Though I own my house and have made certain commitments to it, I’ve begun sneaking out and seeing other houses on Sunday afternoons. The homes I spend time with are flashier and younger than the one I live in. They put ads in the Sunday paper announcing their availability and thrusting their charms before the public. “Open 2-5,” they declare. “Great Curb Appeal! . . . Won’t Last!” And so I go out and commit house adultery. In the evening I come back to my same old house, the smells of those other houses clinging to me and the realtor’s fact sheet crammed in my back pocket.
Often I take my wife and kids along on my dirty weekends, and my kids now practically break down in tears when I announce that we’re going to see some houses. They say they don’t want to go because it’s so boring, but I think they sense that we’re cheatin’. I insist, and off we go.
You walk into an open house and you’re greeted by a realtor who makes a two-millisecond decision about whether you’re a serious prospect or just a browser. That’s another reason to take the kids, because nobody would go through the trauma of dragging kids along to an open house unless they were seriously planning to move. Either way, you get to spend the next ten minutes traipsing through someone else’s dwelling while they’re not there.
This being Washington, people try to make their homes look impressive. I visited one house where every chair in the dining room had a little Harvard logo etched on the back. I visited another that was owned by a fellow who’d apparently been invited to give a lot of high school commencement addresses. As you walked up the stairs there was a series of black and white photographs of him standing at various podiums in cap and gown, gesturing to a series of student audiences. I presume he wasn’t lecturing them on the importance of humility. Quite frequently the coffee table in the living room will be weighted down with an imposing tome, one of the volumes of Henry Kissinger’s memoirs, say, or a biography of Dean Acheson. It’s as if the owner had just been sitting there contemplating the transition from a bipolar to a multipolar world when the realtor burst in and told him he had to leave because the buyers were coming. I could swear I’ve seen the same copy of the Dean Acheson biography in four different houses.
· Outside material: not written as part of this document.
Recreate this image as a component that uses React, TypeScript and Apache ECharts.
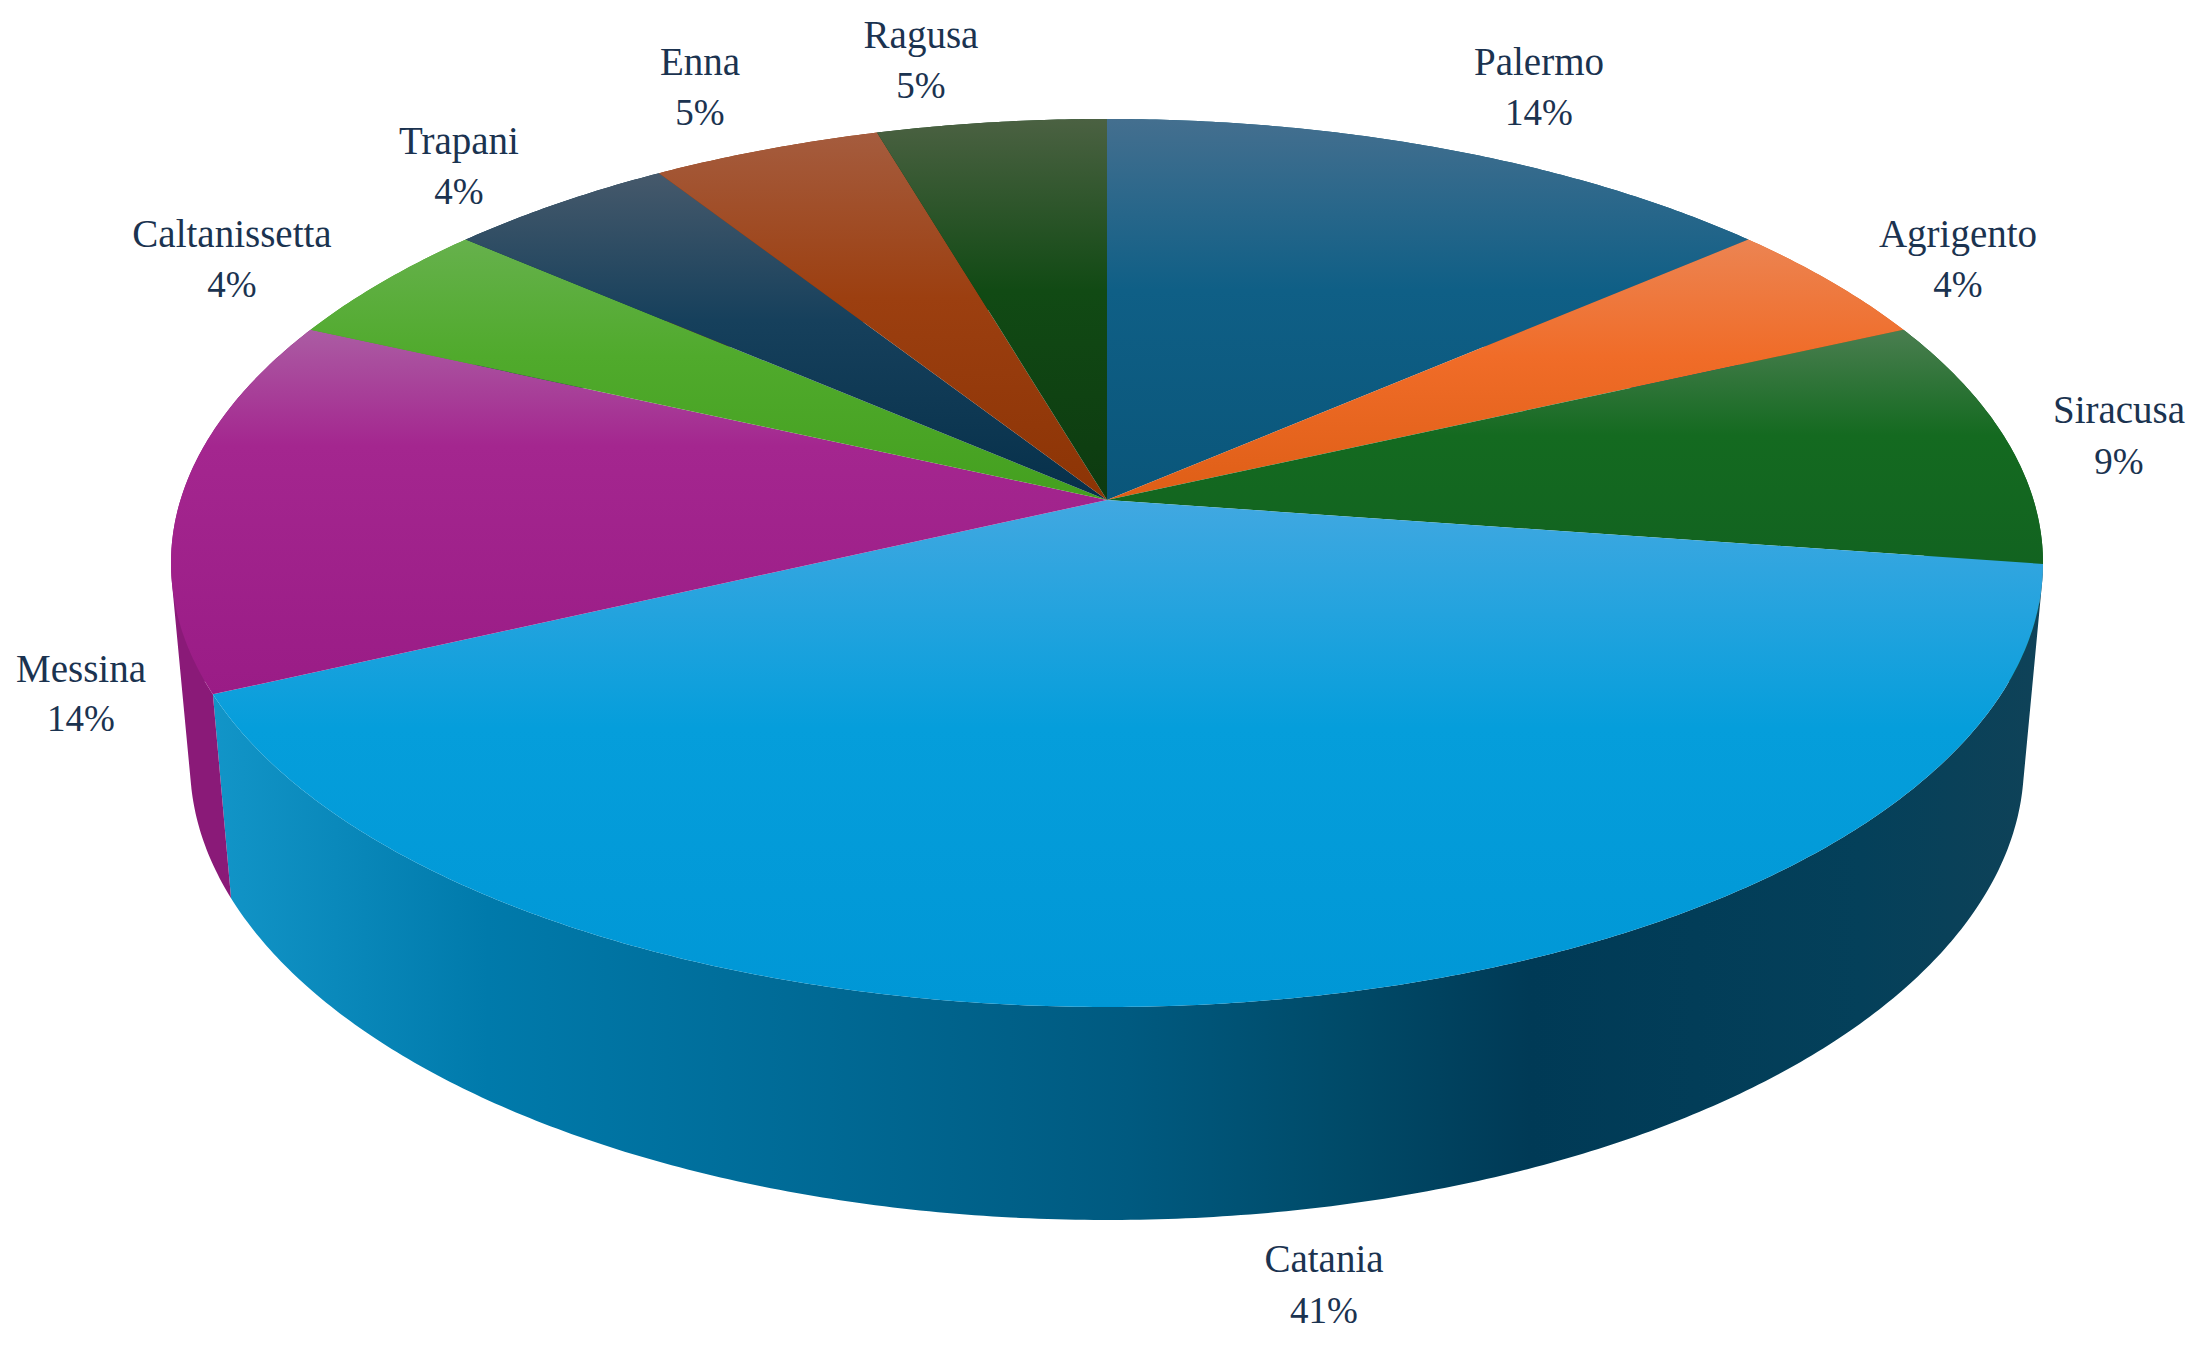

But actually, I don’t spend all my time making sociological observations on the previous owner. I spend more time fantasizing about what I could do with his house if I owned it. I’m a bit the way Reagan was when he went to Berlin. I imagine myself walking around the house declaring, “Contractor, tear down this wall!” On my first walk through I can usually imagine how much nicer the house would be if the wall between the kitchen and the dining room were gone, and the wall between the kitchen and the playroom, and so on. I’m perfectly a la mode in this taste for open spaces, because when you walk into a newly built house, there are no walls anywhere except the exterior ones. It’s just a big open cavern, and you begin to think we’re headed back to the middle ages, when people lived in castle keeps with no privacy whatsoever.
Occasionally, I’ll get consumed by house lust. This happens when I enter a house that has a kitchen and family room that open directly onto the backyard. Some people have a weakness for big master baths, I suppose, or grand porches. But I imagine myself sitting at the breakfast table finally getting a chance to read the Sunday paper while my kids frolic silently (somehow) in the backyard. I get a great hunger for the house. It’s only three or four days later that I realize it doesn’t have enough bedrooms or it’s $ 200,000 more than I can afford.
In the 1970s people had mood rings, but I can measure my own mood by how much house I think I can afford. When I’m glum and realistic, I have a certain top number in my head, but when I’m buoyant, the sky’s the limit. A home is the only important thing money can buy, I tell myself, so splurge. What is America all about but real estate? That’s what Henry Hudson was looking for. That’s what the pioneers wanted. And sometime this summer I’m actually going to buy a house. I’m going to commit. I’m going to move into one of the houses I visit, and I’m going to start tearing down walls.